Matt Wansley on the lack of IPOs post dot com bubble.
Naomi Kanakia on pulp fiction and power fantasies. It’s interesting because the impression you get from this article and its comments is that you can’t find such stories today, but they’re probably the most dominant form of fiction on the internet today in the form of webnovels1.
Derek Neal in Republic of Letters on autofiction, although I think his conclusion is a non sequitur. The thing is, everyone is already sold on Knausgaard and Ferrante, but I suspect there’s something to the decline in socialization which is also making real life stories less compelling these days. Or maybe not, here’s a little bite-sized piece of autofiction by Ava; the personal essay is still doing fine.
Packy McCormick has a really long post on the “meaning crisis”. It’s a little confusing to me that this is a thing, because my feeling is that there’s a reason that postmodernism and existentialism both arose out of the crisis of meaning post WWII. And yet existentialism seems to have been forgotten, while postmodernism is still huge today, even though engineering marvels like semiconductors demonstrate that maybe there is something like base physical reality after all.
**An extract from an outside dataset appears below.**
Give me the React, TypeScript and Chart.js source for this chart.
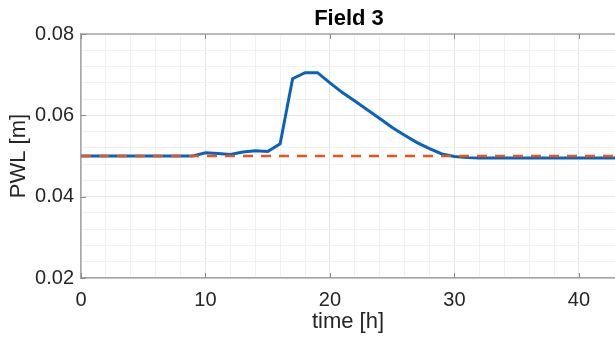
import React, { useEffect, useRef } from "react";
import { Chart, registerables } from "chart.js";

Chart.register(...registerables);

const timeHours = [0, 1, 2, 3, 4, 5, 6, 7, 8, 9, 10, 11, 12, 13, 14, 15, 16, 17, 18, 19, 20, 21, 22, 23, 24, 25, 26, 27, 28, 29, 30, 31, 32, 33, 34, 35, 36, 37, 38, 39, 40, 41, 42, 43];
const pwlSimulated = [0.05, 0.05, 0.05, 0.05, 0.05, 0.05, 0.05, 0.05, 0.05, 0.05, 0.0508, 0.0506, 0.0504, 0.051, 0.0513, 0.0511, 0.053, 0.069, 0.0705, 0.0705, 0.068, 0.0656, 0.0635, 0.0614, 0.0592, 0.057, 0.0551, 0.0533, 0.0518, 0.0505, 0.0499, 0.0496, 0.0495, 0.0495, 0.0495, 0.0495, 0.0495, 0.0495, 0.0495, 0.0495, 0.0495, 0.0495, 0.0495, 0.0495];
const pwlReference = [0.05, 0.05];
const referenceTimes = [0, 43];
const yTickLabels = [0.02, 0.04, 0.06, 0.08];
const xTickLabels = [0, 10, 20, 30, 40];
const titleText = "Field 3";
const xTitle = "time [h]";
const yTitle = "PWL [m]";

const FONT = "'Liberation Sans', Arial, sans-serif";

export default function App() {
  const ref = useRef<HTMLCanvasElement>(null);
  useEffect(() => {
    document.body.style.margin = "0";
    const canvas = ref.current!;
    const isMajorY = (v: number) => yTickLabels.some((t) => Math.abs(t - v) < 1e-9);
    const isMajorX = (v: number) => xTickLabels.some((t) => Math.abs(t - v) < 1e-9);
    const decorPlugin = {
      id: "matlabDecor",
      afterDraw(chart: any) {
        const { ctx, chartArea, scales } = chart;
        ctx.save();
        ctx.strokeStyle = "#a6a6a6";
        ctx.lineWidth = 1.5;
        ctx.beginPath();
        ctx.moveTo(chartArea.left, chartArea.top);
        ctx.lineTo(chartArea.right, chartArea.top);
        ctx.stroke();
        ctx.strokeStyle = "#8a8a8a";
        ctx.lineWidth = 1;
        ctx.beginPath();
        xTickLabels.forEach((t) => {
          const px = Math.round(scales.x.getPixelForValue(t)) + 0.5;
          ctx.moveTo(px, chartArea.bottom);
          ctx.lineTo(px, chartArea.bottom - 5);
          ctx.moveTo(px, chartArea.top);
          ctx.lineTo(px, chartArea.top + 5);
        });
        yTickLabels.forEach((t) => {
          const py = Math.round(scales.y.getPixelForValue(t)) + 0.5;
          ctx.moveTo(chartArea.left, py);
          ctx.lineTo(chartArea.left + 5, py);
        });
        ctx.stroke();
        ctx.font = `bold 22px ${FONT}`;
        ctx.fillStyle = "#000";
        ctx.textAlign = "center";
        ctx.textBaseline = "alphabetic";
        ctx.fillText(titleText, 349, 25);
        ctx.restore();
      },
    };
    const chart = new Chart(canvas, {
      type: "line",
      data: {
        datasets: [
          {
            data: referenceTimes.map((t, i) => ({ x: t, y: pwlReference[i] })),
            borderColor: "#e8541c",
            borderWidth: 2.5,
            borderDash: [10, 8],
            pointRadius: 0,
            tension: 0,
          },
          {
            data: timeHours.map((t, i) => ({ x: t, y: pwlSimulated[i] })),
            borderColor: "#0a62bf",
            borderWidth: 3,
            pointRadius: 0,
            tension: 0,
          },
        ],
      },
      options: {
        animation: false,
        responsive: false,
        maintainAspectRatio: false,
        layout: { padding: { top: 34, right: 0, left: 0, bottom: 8 } },
        plugins: { legend: { display: false }, tooltip: { enabled: false }, title: { display: false } },
        scales: {
          x: {
            type: "linear",
            min: 0,
            max: 42.9,
            border: { color: "#a6a6a6", width: 1.5 },
            grid: {
              color: (c: any) => (isMajorX(c.tick?.value) ? "#e4e4e4" : "#f1f1f1"),
              lineWidth: 1,
              drawTicks: false,
            },
            ticks: {
              stepSize: 2,
              autoSkip: false,
              maxRotation: 0,
              padding: 10,
              color: "#262626",
              font: { family: FONT, size: 20 },
              callback: (v: any) => (isMajorX(Number(v)) ? String(v) : ""),
            },
            title: {
              display: true,
              text: xTitle,
              color: "#262626",
              font: { family: FONT, size: 22 },
              padding: { top: 0, bottom: 0 },
            },
            afterFit: (s: any) => {
              s.height = 57;
              s.paddingLeft = 0;
              s.paddingRight = 0;
            },
          },
          y: {
            min: 0.02,
            max: 0.08,
            border: { color: "#a6a6a6", width: 1.5 },
            grid: {
              color: (c: any) => (isMajorY(c.tick?.value) ? "#e4e4e4" : "#f1f1f1"),
              lineWidth: 1,
              drawTicks: false,
            },
            ticks: {
              stepSize: 0.004,
              autoSkip: false,
              padding: 7,
              color: "#262626",
              font: { family: FONT, size: 20 },
              callback: (v: any) => (isMajorY(Number(v)) ? Number(v).toFixed(2) : ""),
            },
            title: {
              display: true,
              text: yTitle,
              color: "#262626",
              font: { family: FONT, size: 22 },
              padding: { top: 6, bottom: 0 },
            },
            afterFit: (s: any) => {
              s.width = 81;
              s.paddingTop = 0;
              s.paddingBottom = 0;
            },
          },
        },
      },
      plugins: [decorPlugin],
    });
    return () => chart.destroy();
  }, []);
  return <canvas ref={ref} width={615} height={343} style={{ display: "block" }} />;
}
If anything, this should make existentialism even more important, because if objective reality exists but doesn’t center humans, then radical freedom is all we have left2.
She’ll certainly do it in a much more interesting manner than standard, but the idea she teases at the end of the article about a warrior who will lose his powers if he has sex is actually a very common trope, often used to comedic effect, such as in Who Let Him Cultivate.
Of course, there’s also cosmological natural selection.